Breast cancer cells display highly disorganized morphology (shape and structure). To conduct the study, the authors used a three-dimensional culture technique to create a realistic tumor model. In the culture, noncancerous breast cells were induced to form spheroids similar to the cellular structures found in the human breast. Cells carrying mutant p53 grew in the misshapen, disorganized manner typical of breast cancer. Reducing levels of mutant p53 was found to be sufficient to return these breast cancer cells to a more normal morphology.

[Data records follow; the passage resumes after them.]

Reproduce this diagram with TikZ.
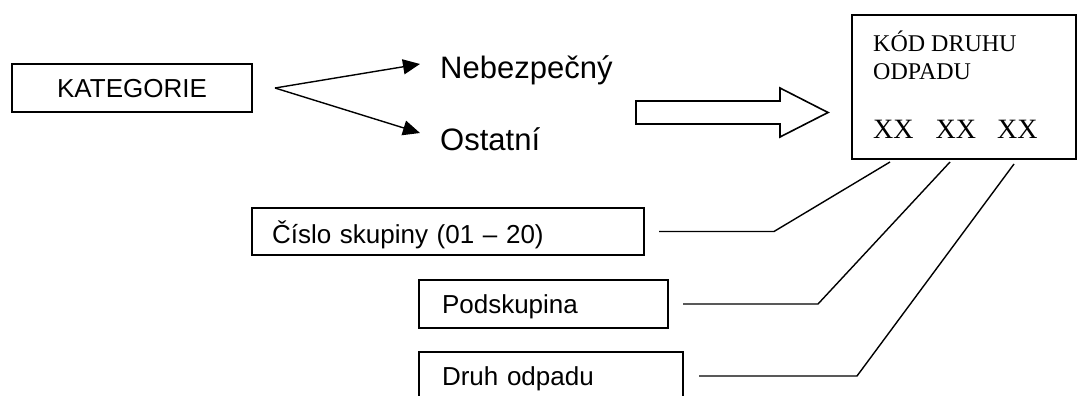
\documentclass[tikz,border=0pt]{standalone}
\usepackage{fontspec}
\setmainfont{Liberation Sans}
\newfontfamily\tms{Liberation Serif}
\usetikzlibrary{arrows.meta}
\begin{document}
\begin{tikzpicture}[x=1pt,y=-1pt,
  box/.style={draw, line width=1.6pt, outer sep=0pt, inner ysep=0pt},
  lbl/.style={font=\fontsize{26}{30}\selectfont},
  big/.style={anchor=base west, inner sep=0pt, font=\fontsize{31}{36}\selectfont},
  serif/.style={anchor=base west, inner sep=0pt},
  ln/.style={line width=1.4pt},
  arr/.style={line width=1.4pt, -{Triangle[length=17pt,width=15pt]}}]
\useasboundingbox (0,0) rectangle (1077,396);
\fill[white] (0,0) rectangle (1077,396);

% KATEGORIE
\node[box, lbl, anchor=north west, minimum width=240pt, minimum height=48pt,
      text height=19pt, text depth=0pt] (kat) at (12,64) {KATEGORIE};
\coordinate (v) at ([xshift=23pt]kat.east);
\coordinate (t1) at (420,64);
\coordinate (t2) at (420,133);
\draw[arr] (v) -- (t1);
\draw[arr] (v) -- (t2);
\node[big] (neb) at (440,78) {Nebezpečný};
\node[big] (ost) at (440,150) {Ostatní};

% block arrow
\draw[line width=1.6pt, line join=miter] (636,101) -- (780,101) -- (780,88) -- (828,112.5)
   -- (780,137) -- (780,124) -- (636,124) -- cycle;

% code box
\node[box, anchor=north west, minimum width=224pt, minimum height=144pt] (kod) at (852,15) {};
\node[serif, font=\tms\fontsize{24}{27}\selectfont] (k1) at (873,52) {KÓD DRUHU};
\node[serif, font=\tms\fontsize{24}{27}\selectfont] (k2) at (873,80) {ODPADU};
\node[serif, font=\tms\fontsize{28}{32}\selectfont] (xx) at (873,139) {XX\hspace{22pt}XX\hspace{21pt}XX};

% lower boxes
\node[box, lbl, anchor=north west, minimum width=392pt, minimum height=47pt,
      text width=352pt, inner xsep=20pt, align=left,
      text height=23pt, text depth=0pt] (cis) at (252,208) {Číslo skupiny (01 – 20)};
\node[box, lbl, anchor=north west, minimum width=249pt, minimum height=48pt,
      text width=203pt, inner xsep=23pt, align=left,
      text height=18pt, text depth=0pt] (pod) at (419,280) {Podskupina};
\node[box, lbl, anchor=north west, minimum width=264pt, minimum height=48pt,
      text width=218pt, inner xsep=23pt, align=left,
      text height=18pt, text depth=0pt] (dru) at (419,352) {Druh odpadu};

% connectors
\coordinate (c1) at (890,162);
\coordinate (c2) at (950,162);
\coordinate (c3) at (1014,164);
\draw[ln] ([xshift=15pt]cis.east) -- ++(115,0) -- (c1);
\draw[ln] ([xshift=15pt]pod.east) -- ++(135,0) -- (c2);
\draw[ln] ([xshift=16pt]dru.east) -- ++(158,0) -- (c3);
\end{tikzpicture}
\end{document}
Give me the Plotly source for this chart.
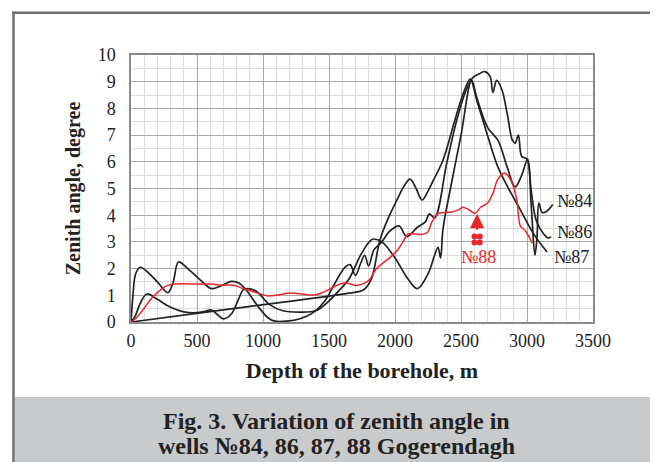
import plotly.graph_objects as go

# ---- data (depth m, zenith angle deg) ----
d84 = [0, 15, 35, 70, 130, 200, 280, 320, 360, 430, 520, 610, 680, 760, 820, 880, 960, 1040, 1090, 1180, 1280, 1380, 1470, 1550, 1620, 1660, 1700, 1740, 1770, 1800, 1840, 1900, 1960, 2030, 2090, 2170, 2230, 2260, 2300, 2394, 2470, 2540, 2590, 2640, 2680, 2720, 2742, 2770, 2810, 2850, 2890, 2910, 2935, 2960, 3000, 3030, 3060, 3076, 3090, 3115, 3150, 3195]
a84 = [0, 1.0, 1.8, 2.05, 1.85, 1.5, 1.1, 1.5, 2.25, 2.0, 1.6, 1.25, 1.35, 1.52, 1.45, 1.15, 0.6, 0.15, 0.03, 0.03, 0.12, 0.35, 0.8, 1.5, 2.05, 2.15, 1.75, 2.2, 2.5, 2.1, 2.7, 3.0, 3.4, 3.6, 3.2, 3.55, 3.75, 4.05, 3.9, 6.0, 7.6, 8.7, 9.15, 9.3, 9.38, 9.2, 8.6, 9.05, 8.7, 7.8, 6.8, 6.7, 7.0, 6.2, 6.1, 4.5, 2.5, 3.2, 4.45, 4.1, 4.15, 4.4]

d86 = [0, 30, 70, 120, 200, 300, 400, 500, 560, 610, 650, 700, 760, 810, 850, 890, 950, 1050, 1150, 1280, 1400, 1480, 1580, 1650, 1750, 1830, 1900, 2000, 2100, 2170, 2250, 2300, 2326, 2345, 2364, 2420, 2500, 2580, 2620, 2700, 2780, 2850, 2910, 2960, 3005, 3030, 3070, 3121, 3159, 3182]
a86 = [0, 0.2, 0.7, 1.05, 0.85, 0.55, 0.38, 0.35, 0.4, 0.45, 0.3, 0.12, 0.3, 0.8, 1.2, 1.25, 1.15, 0.65, 0.42, 0.37, 0.42, 0.7, 1.2, 1.6, 2.6, 3.1, 3.0, 2.4, 1.6, 1.25, 1.8, 2.5, 2.8, 2.4, 3.5, 5.0, 7.0, 9.05, 8.4, 7.3, 6.8, 5.8, 5.06, 5.5, 6.1, 5.0, 3.8, 3.33, 3.15, 3.2]

d87 = [0, 800, 1650, 1760, 1820, 1886, 1950, 2015, 2070, 2114, 2160, 2205, 2250, 2290, 2364, 2450, 2520, 2570, 2620, 2700, 2780, 2860, 2950, 3050, 3152]
a87 = [0, 0.52, 1.08, 1.2, 1.6, 3.07, 3.9, 4.57, 5.1, 5.35, 5.0, 4.57, 4.9, 5.3, 6.07, 7.5, 8.6, 9.1, 8.3, 7.0, 5.8, 5.0, 4.2, 3.3, 2.62]

d88 = [0, 40, 90, 150, 200, 250, 300, 400, 500, 600, 700, 780, 850, 950, 1030, 1120, 1205, 1290, 1380, 1450, 1530, 1600, 1640, 1700, 1740, 1800, 1860, 1920, 1970, 2020, 2060, 2100, 2150, 2200, 2245, 2280, 2320, 2370, 2430, 2480, 2515, 2560, 2605, 2650, 2700, 2740, 2780, 2830, 2860, 2895, 2925, 2950, 2990, 3040]
a88 = [0, 0.15, 0.45, 0.85, 1.1, 1.3, 1.4, 1.43, 1.42, 1.42, 1.38, 1.38, 1.25, 1.1, 0.98, 1.02, 1.09, 1.05, 1.0, 1.1, 1.3, 1.45, 1.45, 1.37, 1.4, 1.55, 2.0, 2.25, 2.45, 2.7, 3.0, 3.3, 3.3, 3.28, 3.35, 3.75, 4.05, 4.1, 4.12, 4.2, 4.3, 4.2, 4.07, 4.3, 4.45, 4.8, 5.35, 5.58, 5.45, 5.1, 4.5, 3.6, 3.4, 2.95]

x_ticks = [0, 500, 1000, 1500, 2000, 2500, 3000, 3500]
y_ticks = list(range(0, 11))

well_labels = ["№84", "№86", "№87"]
label_x = [3210, 3210, 3188]
label_y = [4.55, 3.37, 2.43]
label88 = "№88"
label88_xy = (2632, 2.43)
arrow88 = (2622, 4.05, 2622, 3.4)
clover_x = [2602, 2642, 2602, 2642]
clover_y = [3.2, 3.2, 2.98, 2.98]

caption = ["Fig. 3. Variation of zenith angle in", "wells №84, 86, 87, 88 Gogerendagh"]

SERIF = "Liberation Serif, Times New Roman, serif"
BLACK = "#222222"
RED = "#e8262a"

fig = go.Figure()
for d, a in [(d84, a84), (d86, a86), (d87, a87)]:
    fig.add_trace(go.Scatter(x=d, y=a, mode="lines",
                             line=dict(color=BLACK, width=1.7, shape="spline", smoothing=1.0),
                             showlegend=False, hoverinfo="skip"))
fig.add_trace(go.Scatter(x=d88, y=a88, mode="lines",
                         line=dict(color=RED, width=1.5, shape="spline", smoothing=1.0),
                         showlegend=False, hoverinfo="skip"))
fig.add_trace(go.Scatter(x=clover_x, y=clover_y, mode="markers",
                         marker=dict(color=RED, size=6, symbol="circle"),
                         showlegend=False, hoverinfo="skip"))

for t, x, y in zip(well_labels, label_x, label_y):
    fig.add_annotation(x=x, y=y, text=t, showarrow=False, xanchor="left", yanchor="middle",
                       font=dict(family=SERIF, size=18, color=BLACK))
fig.add_annotation(x=label88_xy[0], y=label88_xy[1], text=label88, showarrow=False,
                   xanchor="center", yanchor="middle", font=dict(family=SERIF, size=18, color=RED))
fig.add_annotation(x=arrow88[0], y=arrow88[1], ax=arrow88[2], ay=arrow88[3], axref="x", ayref="y",
                   text="", showarrow=True, arrowhead=2, arrowsize=1.3, arrowwidth=2.2, arrowcolor=RED)

# page geometry (screen px; the page body adds an 8px offset)
OFF = 8
W, H = 658 - OFF, 462 - OFF
L, R, T, B = 131 - OFF, 593 - OFF, 55 - OFF, 322 - OFF
pw, ph = R - L, B - T
def px(x): return (x - OFF - L) / pw
def py(y): return (B - (y - OFF)) / ph

fig.add_shape(type="rect", xref="paper", yref="paper", x0=px(15), x1=px(670), y0=py(397), y1=py(470),
              fillcolor="#c9cacc", line=dict(width=0), layer="below")
fig.add_shape(type="line", xref="paper", yref="paper", x0=px(13.5), x1=px(13.5), y0=py(11.5), y1=py(470),
              line=dict(color="#6f6f6f", width=2.5))
fig.add_shape(type="line", xref="paper", yref="paper", x0=px(12.3), x1=px(670), y0=py(12.7), y1=py(12.7),
              line=dict(color="#6f6f6f", width=2.5))

fig.add_annotation(xref="paper", yref="paper", x=px(336), y=py(421), xanchor="center", yanchor="middle",
                   text="<b>%s</b>" % caption[0], showarrow=False,
                   font=dict(family=SERIF, size=24, color=BLACK))
fig.add_annotation(xref="paper", yref="paper", x=px(336), y=py(446), xanchor="center", yanchor="middle",
                   text="<b>%s</b>" % caption[1], showarrow=False,
                   font=dict(family=SERIF, size=24, color=BLACK))

fig.update_layout(
    width=W, height=H, margin=dict(l=L, r=W - R, t=T, b=H - B, autoexpand=False),
    paper_bgcolor="white", plot_bgcolor="white",
    font=dict(family=SERIF, color=BLACK),
    xaxis=dict(range=[0, 3500], tickvals=x_ticks, showgrid=True, gridcolor="#a8a8a8", gridwidth=1,
               minor=dict(dtick=100, showgrid=True, gridcolor="#dcdcdc", gridwidth=1),
               zeroline=False, showline=True, linecolor="#8a8a8a", linewidth=1.5, mirror=True,
               ticks="", ticklabelstandoff=2, tickfont=dict(family=SERIF, size=18, color=BLACK),
               title=dict(text="<b>Depth of the borehole, m</b>", font=dict(family=SERIF, size=22, color=BLACK), standoff=12)),
    yaxis=dict(range=[0, 10], tickvals=y_ticks, showgrid=True, gridcolor="#a8a8a8", gridwidth=1,
               minor=dict(dtick=0.5, showgrid=True, gridcolor="#dcdcdc", gridwidth=1),
               zeroline=False, showline=True, linecolor="#8a8a8a", linewidth=1.5, mirror=True,
               ticks="", ticklabelstandoff=10, tickfont=dict(family=SERIF, size=18, color=BLACK),
               title=dict(text="<b>Zenith angle, degree</b>", font=dict(family=SERIF, size=20, color=BLACK), standoff=12)),
)

fig.write_html("out.html")
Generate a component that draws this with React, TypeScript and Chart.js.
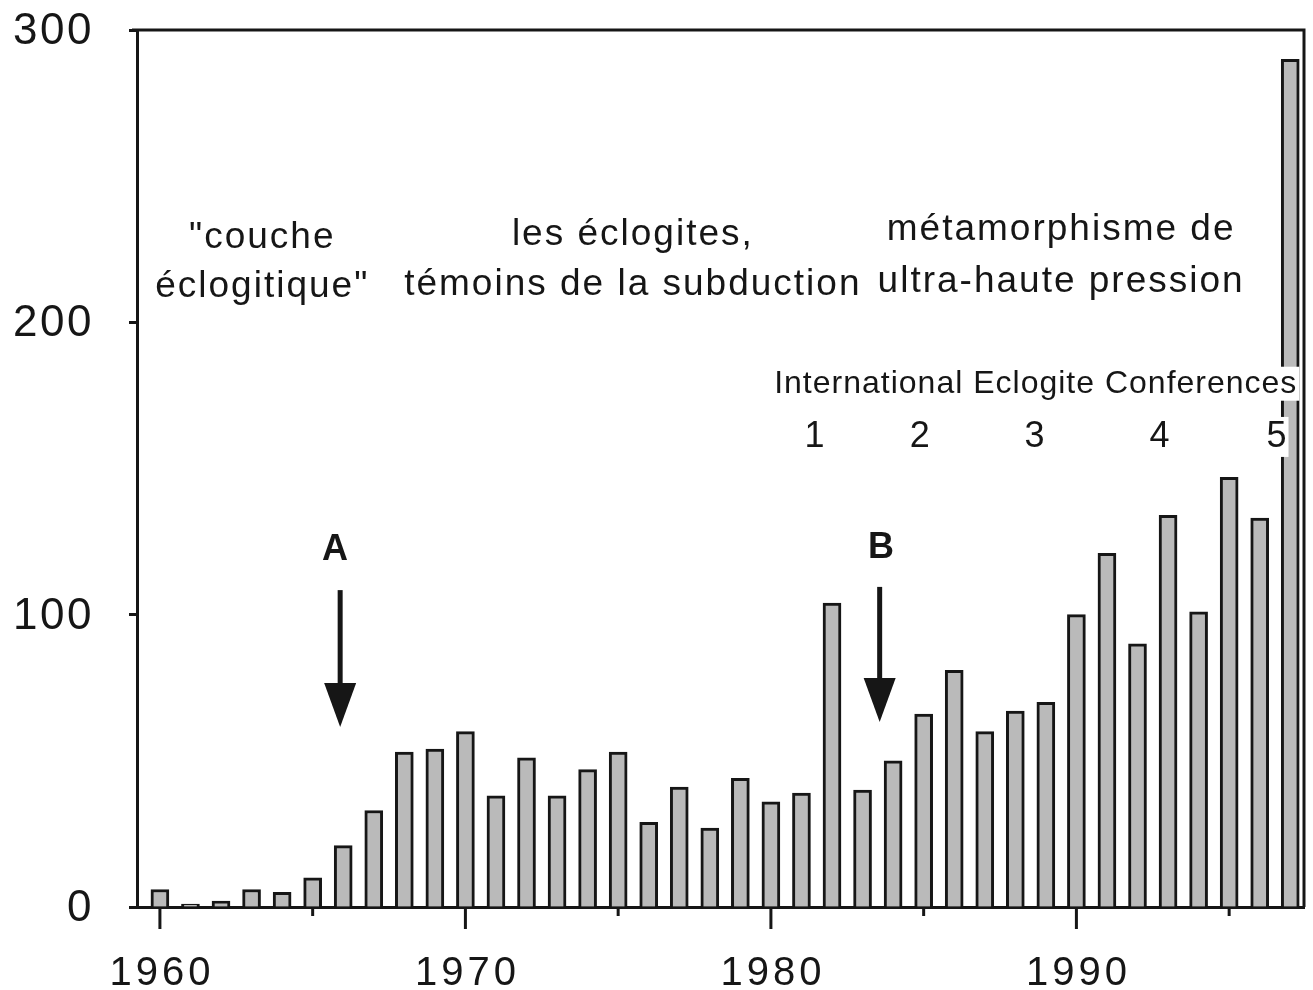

Further analysis demonstrated that the mevalonate pathway, a cholesterol-building pathway, was significantly upregulated by mutant p53. This pathway was shown to be both necessary and sufficient for the effects of mutant p53 on breast tissue architecture. Statin drugs lower cholesterol by inhibiting a step in the same pathway. When cells with mutant p53 were treated with statins, their disorganized, invasive growth was halted and some died. The authors conclude that the study findings imply that the mevalonate pathway may be a promising therapeutic target for tumors bearing mutations in p53. In a separate interview, study author Carol Prives of Columbia University said, "The data raises the possibility that we might identify subsets of patients whose tumors may respond to statins."

The bottom line

The fact that tumor suppressor p53 is not mutated in many breast cancers might explain why statin use influences breast cancer risk and survival inconsistently. Also, the observation that p53 mutations are rare in early-stage ER+ breast cancer could explain the finding that Lipitor appears to improve the outcome of stage III and stage IV breast cancer, but not stage I or stage II. Clearly, it is not currently possible to determine which breast cancer survivors could benefit from statin use. However, for those who need to take statins, lipophilic statins such as Zocor and Lipitor appear to be the best choice.